[DATA BLOCK start]

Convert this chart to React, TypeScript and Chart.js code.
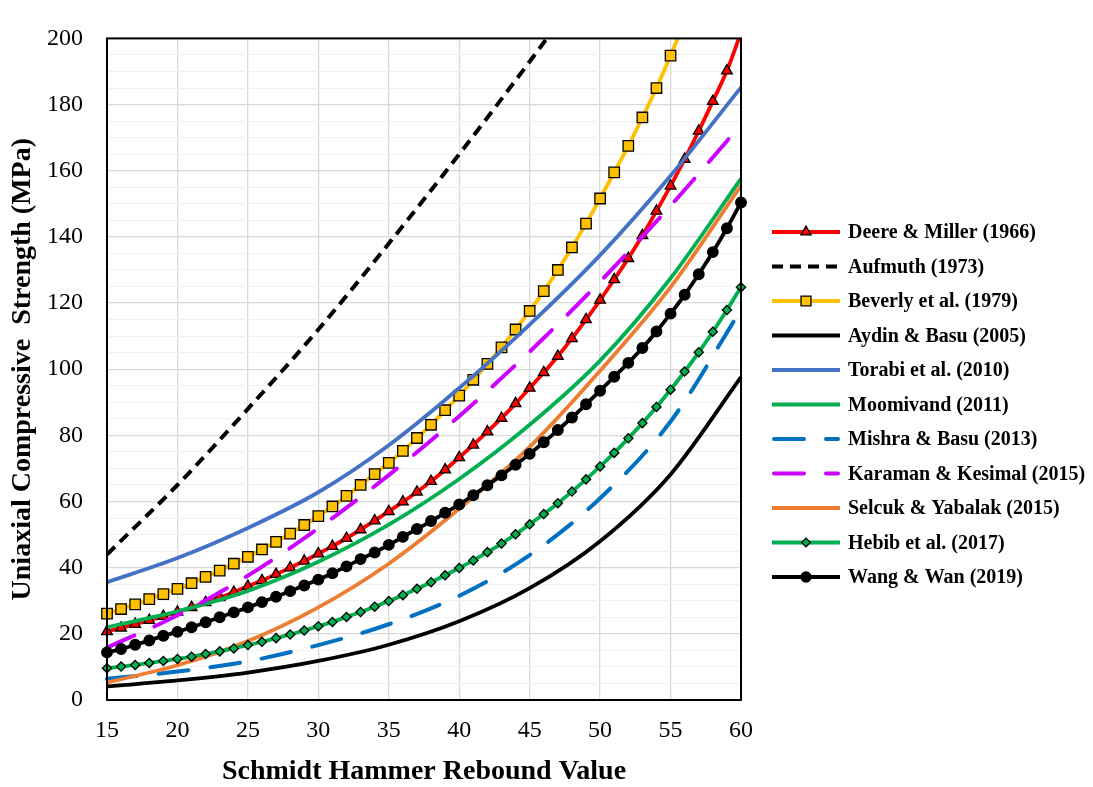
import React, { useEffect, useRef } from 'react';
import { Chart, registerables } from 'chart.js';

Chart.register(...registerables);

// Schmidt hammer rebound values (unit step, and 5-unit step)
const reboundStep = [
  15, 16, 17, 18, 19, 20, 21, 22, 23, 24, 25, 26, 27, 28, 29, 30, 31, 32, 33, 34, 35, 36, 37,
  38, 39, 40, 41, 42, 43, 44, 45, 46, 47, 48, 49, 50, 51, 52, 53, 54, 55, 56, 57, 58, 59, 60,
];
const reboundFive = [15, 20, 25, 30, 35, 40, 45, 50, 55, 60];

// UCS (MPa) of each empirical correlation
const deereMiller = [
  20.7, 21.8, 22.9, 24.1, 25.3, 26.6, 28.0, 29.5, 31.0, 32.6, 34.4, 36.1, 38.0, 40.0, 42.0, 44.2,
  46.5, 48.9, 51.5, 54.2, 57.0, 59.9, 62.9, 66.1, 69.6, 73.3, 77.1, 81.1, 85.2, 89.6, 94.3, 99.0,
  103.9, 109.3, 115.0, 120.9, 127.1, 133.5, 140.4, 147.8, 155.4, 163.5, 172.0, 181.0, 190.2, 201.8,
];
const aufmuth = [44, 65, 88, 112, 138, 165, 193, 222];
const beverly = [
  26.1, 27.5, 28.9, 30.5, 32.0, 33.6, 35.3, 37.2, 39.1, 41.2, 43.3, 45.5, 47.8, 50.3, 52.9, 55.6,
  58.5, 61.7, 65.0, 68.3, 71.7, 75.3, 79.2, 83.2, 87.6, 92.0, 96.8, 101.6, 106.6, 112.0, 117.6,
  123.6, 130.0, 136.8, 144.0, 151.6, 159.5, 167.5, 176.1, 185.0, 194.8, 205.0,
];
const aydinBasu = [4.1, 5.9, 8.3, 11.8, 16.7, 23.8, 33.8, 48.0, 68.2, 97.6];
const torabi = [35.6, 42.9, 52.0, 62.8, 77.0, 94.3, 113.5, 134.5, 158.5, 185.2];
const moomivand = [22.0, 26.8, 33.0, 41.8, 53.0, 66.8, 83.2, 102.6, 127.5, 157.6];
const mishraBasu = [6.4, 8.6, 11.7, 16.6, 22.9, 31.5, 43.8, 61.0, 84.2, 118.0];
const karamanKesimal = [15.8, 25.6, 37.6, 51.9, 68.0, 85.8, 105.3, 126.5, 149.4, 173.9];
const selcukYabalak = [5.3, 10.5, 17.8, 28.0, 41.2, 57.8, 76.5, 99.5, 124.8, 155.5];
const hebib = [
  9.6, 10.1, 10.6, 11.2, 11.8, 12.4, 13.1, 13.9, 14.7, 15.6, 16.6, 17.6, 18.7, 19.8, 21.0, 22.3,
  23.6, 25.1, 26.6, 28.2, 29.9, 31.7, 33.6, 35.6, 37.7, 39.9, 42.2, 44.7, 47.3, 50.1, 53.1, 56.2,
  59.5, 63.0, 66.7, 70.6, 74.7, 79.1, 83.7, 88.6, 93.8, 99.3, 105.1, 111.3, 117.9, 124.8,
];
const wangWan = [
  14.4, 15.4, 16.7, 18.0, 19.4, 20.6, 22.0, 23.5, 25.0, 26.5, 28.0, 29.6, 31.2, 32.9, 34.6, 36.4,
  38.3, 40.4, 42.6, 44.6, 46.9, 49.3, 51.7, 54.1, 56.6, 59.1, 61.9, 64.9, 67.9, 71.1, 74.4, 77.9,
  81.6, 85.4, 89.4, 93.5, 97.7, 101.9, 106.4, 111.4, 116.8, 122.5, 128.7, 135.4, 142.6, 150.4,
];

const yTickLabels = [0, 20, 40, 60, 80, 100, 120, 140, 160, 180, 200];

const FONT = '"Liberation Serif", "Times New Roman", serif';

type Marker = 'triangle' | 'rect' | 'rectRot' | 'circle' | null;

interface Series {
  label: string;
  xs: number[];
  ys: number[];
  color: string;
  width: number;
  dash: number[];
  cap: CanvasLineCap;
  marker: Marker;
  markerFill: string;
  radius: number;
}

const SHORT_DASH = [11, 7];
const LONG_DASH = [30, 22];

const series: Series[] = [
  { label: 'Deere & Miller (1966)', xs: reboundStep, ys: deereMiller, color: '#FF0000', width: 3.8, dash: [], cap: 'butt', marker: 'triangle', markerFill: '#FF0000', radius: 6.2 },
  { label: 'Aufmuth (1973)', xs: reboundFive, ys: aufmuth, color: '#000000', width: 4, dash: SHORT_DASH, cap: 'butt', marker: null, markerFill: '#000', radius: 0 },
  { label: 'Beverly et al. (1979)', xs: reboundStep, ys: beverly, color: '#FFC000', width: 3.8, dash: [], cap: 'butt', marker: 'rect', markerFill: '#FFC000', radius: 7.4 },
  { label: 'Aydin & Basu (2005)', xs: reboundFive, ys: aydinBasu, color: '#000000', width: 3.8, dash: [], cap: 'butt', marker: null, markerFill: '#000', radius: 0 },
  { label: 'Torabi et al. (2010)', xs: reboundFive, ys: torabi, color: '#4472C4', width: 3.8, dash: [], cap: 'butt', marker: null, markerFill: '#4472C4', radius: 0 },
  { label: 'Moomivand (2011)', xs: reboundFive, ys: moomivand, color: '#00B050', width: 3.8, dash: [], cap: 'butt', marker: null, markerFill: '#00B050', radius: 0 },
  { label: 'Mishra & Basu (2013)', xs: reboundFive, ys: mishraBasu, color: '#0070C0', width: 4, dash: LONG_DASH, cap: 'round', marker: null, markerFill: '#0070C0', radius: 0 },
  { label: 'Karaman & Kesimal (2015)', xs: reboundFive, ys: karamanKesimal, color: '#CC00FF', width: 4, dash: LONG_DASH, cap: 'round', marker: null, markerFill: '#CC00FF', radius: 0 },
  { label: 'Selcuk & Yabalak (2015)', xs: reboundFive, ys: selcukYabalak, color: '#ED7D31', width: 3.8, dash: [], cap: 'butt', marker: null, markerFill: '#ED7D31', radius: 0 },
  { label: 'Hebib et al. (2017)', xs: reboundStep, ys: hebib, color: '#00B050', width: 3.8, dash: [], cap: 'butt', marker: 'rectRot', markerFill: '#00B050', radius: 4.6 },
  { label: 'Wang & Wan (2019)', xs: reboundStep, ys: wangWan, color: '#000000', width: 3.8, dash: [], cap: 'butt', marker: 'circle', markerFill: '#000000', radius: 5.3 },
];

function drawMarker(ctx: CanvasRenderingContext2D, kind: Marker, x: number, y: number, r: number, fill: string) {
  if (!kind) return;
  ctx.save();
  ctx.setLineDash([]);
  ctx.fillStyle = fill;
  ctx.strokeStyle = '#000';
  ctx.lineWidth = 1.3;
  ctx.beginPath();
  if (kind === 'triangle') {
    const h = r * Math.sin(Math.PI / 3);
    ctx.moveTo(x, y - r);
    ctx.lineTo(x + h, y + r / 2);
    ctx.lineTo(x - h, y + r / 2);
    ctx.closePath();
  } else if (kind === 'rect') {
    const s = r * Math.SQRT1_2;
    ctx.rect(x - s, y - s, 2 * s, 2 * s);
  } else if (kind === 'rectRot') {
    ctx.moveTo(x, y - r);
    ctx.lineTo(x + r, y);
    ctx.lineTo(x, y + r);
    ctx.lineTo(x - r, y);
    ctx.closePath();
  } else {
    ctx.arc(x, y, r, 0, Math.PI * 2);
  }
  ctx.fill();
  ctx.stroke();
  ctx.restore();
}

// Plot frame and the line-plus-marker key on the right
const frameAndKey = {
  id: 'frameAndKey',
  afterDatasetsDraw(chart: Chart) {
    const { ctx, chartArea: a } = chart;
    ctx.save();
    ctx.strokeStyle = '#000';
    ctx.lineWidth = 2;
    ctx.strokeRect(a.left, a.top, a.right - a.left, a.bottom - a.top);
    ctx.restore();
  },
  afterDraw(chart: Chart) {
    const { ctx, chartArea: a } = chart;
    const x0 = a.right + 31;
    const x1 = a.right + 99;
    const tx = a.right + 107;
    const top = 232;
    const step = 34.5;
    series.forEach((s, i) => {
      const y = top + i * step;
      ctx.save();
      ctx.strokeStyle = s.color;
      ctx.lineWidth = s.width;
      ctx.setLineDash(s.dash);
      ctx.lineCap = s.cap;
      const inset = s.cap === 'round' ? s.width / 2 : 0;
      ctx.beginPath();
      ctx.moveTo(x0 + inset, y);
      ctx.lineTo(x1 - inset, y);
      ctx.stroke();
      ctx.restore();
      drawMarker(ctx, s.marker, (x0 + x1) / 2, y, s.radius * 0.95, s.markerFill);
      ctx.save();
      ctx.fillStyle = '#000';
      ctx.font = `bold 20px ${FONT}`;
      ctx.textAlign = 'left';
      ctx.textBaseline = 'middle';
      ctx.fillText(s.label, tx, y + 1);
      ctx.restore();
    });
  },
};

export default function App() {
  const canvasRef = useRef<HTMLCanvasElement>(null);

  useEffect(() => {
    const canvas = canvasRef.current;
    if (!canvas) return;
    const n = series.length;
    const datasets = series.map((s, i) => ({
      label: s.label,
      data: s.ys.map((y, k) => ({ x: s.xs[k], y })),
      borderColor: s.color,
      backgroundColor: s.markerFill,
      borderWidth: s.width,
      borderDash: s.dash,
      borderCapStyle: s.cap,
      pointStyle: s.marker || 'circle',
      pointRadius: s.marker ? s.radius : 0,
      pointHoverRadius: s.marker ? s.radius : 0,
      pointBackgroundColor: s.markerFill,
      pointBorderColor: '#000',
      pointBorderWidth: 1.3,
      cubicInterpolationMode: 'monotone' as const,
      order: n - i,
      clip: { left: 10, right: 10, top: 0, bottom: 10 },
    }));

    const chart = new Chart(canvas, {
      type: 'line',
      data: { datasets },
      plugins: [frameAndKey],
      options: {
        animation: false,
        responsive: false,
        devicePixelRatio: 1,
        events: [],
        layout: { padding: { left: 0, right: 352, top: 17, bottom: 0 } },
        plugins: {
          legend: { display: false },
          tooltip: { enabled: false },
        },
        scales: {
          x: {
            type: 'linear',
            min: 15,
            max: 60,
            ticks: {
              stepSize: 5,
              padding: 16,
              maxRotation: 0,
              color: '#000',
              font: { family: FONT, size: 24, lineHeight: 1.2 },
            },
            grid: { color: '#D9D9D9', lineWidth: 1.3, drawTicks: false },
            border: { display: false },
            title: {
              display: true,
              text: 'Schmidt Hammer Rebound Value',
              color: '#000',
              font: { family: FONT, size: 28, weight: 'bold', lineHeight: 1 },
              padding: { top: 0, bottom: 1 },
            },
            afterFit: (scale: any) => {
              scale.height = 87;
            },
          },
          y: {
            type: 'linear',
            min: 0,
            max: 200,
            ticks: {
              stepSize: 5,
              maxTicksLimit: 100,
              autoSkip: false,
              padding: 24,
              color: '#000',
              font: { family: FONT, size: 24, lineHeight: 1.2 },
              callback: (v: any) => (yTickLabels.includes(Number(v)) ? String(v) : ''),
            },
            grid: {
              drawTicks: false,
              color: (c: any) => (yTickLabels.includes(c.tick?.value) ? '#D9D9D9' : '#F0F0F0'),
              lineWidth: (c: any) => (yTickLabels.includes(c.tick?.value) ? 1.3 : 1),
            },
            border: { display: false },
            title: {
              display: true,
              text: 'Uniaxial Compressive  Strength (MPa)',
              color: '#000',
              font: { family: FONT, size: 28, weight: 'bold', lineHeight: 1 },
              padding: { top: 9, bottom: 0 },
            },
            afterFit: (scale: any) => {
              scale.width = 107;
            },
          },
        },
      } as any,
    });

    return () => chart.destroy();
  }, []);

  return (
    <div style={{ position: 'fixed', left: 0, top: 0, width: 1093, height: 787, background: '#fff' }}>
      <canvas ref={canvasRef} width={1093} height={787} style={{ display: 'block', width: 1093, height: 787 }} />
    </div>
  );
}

[DATA BLOCK end]

Write out each line of the listing above, exactly, from its first line to the line holding "50, 55, 60];", inclusive. Skip the pictures.

* _EXERCISE RESPONSE_
Convert this chart to React, TypeScript and Chart.js code.
import React, { useEffect, useRef } from 'react';
import { Chart, registerables } from 'chart.js';

Chart.register(...registerables);

// Schmidt hammer rebound values (unit step, and 5-unit step)
const reboundStep = [
  15, 16, 17, 18, 19, 20, 21, 22, 23, 24, 25, 26, 27, 28, 29, 30, 31, 32, 33, 34, 35, 36, 37,
  38, 39, 40, 41, 42, 43, 44, 45, 46, 47, 48, 49, 50, 51, 52, 53, 54, 55, 56, 57, 58, 59, 60,
];
const reboundFive = [15, 20, 25, 30, 35, 40, 45, 50, 55, 60];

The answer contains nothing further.